Stuffed Italian sweet peppers
Stuffed vegetables ("Gemista" in Greek) is a traditional dish that most of us in Greece eat during the Summer. It's the ideal food for lunch, served after our visit to the beach, along with feta cheese and freshly baked bread on the side.
Sweet italian red peppers, are perfect for stuffing, giving some of their sweetness to the rice filling. This is not the traditional Gemista recipe, but it's a delicious Mediterranean recipe nevertheless; The result is an excellent vegetarian dish!
- 1,5Kg/3.3lb/53oz sweet Italian peppers
- 300gr/10.5oz (1 1/2 cups) rice (common, long-grain)
- 150gr/5.3oz leeks, cut into thin slices
- 2 spring onions, finely chopped
- 20gr/0.7oz (1 handful) fresh spearmint, finely chopped
- 2 garlic cloves, finely chopped
- 80ml ( 1/3 cup) olive oil
- 700gr/25oz fresh tomato, grated
- 45ml (3 tablespoons) white wine
- 200gr/7oz Greek graviera(or any other hard yellow cheese you prefer), finely grated (150gr/5.3oz for the filling and 50gr/1.7oz for serving)
- 1 small sweet Italian pepper, finely chopped (for the filling)
- salt and pepper
Preparation: 1. Put the rice and 3 cups of slightly salted water in a medium sized pot, and put it on high heat. Once it boils, reduce the heat to medium-low and let it simmer until all the water is absorbed. Then, remove from heat and place the rice into a bowl.

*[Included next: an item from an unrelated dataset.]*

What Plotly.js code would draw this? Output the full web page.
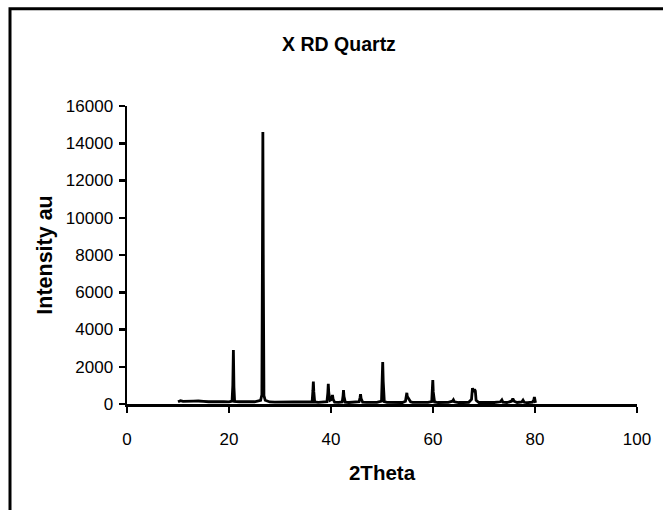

Leave it aside to cool and start preparing the rest of the filling; Keep in mind that the rice at this stage is not ready for the recipe yet; it needs the baking that will follow.
2. Remove the tops of the peppers and discard them. In order to remove the seeds and stuff the peppers easily, boil them in slightly salted water for 8-10 minutes. Remove them from the water carefully, so that you don't get burned, and place them under cold running water. Using your hands rinse the peppers to remove any seeds.
Put the olive oil in a small pot, on medium to high heat. Place the leeks inside, stir and after a minute add the onions, the garlic and the pepper.
Sautee for 3-4 minutes and add the wine. When the wine is evaporated we add the tomato.
Cook for 3-4 minutes on high heat and then empty the pot into the bowl with the rice.
Add the spearmint and season -slightly- with salt and pepper. Leave it aside to cool and then add the cheese. Mix with a large spoon.
Start stuffing the peppers using a teaspoon. While stuffing, shake each pepper gently so that the filling will reach the bottom edge. When you get to the top of the pepper, press the filling a bit with the teaspoon to make it a bit more solid. Do not fill the peppers all the way to the top, keep a 0,5-1cm/0.2-0.4inch space, as the filling will expand during baking.
Put them in a baking pan with the tops of the peppers facing the sides of the pan to avoid any filling getting out. Put some olive oil on the peppers and pour 1/2 glass of water into the pan. Put the pan into the oven at 180 degrees Celsius (350 Fahrenheit) for 50 minutes to 1 hour.
Serve the peppers, slicing them lengthwise and adding grated cheese. Enjoy!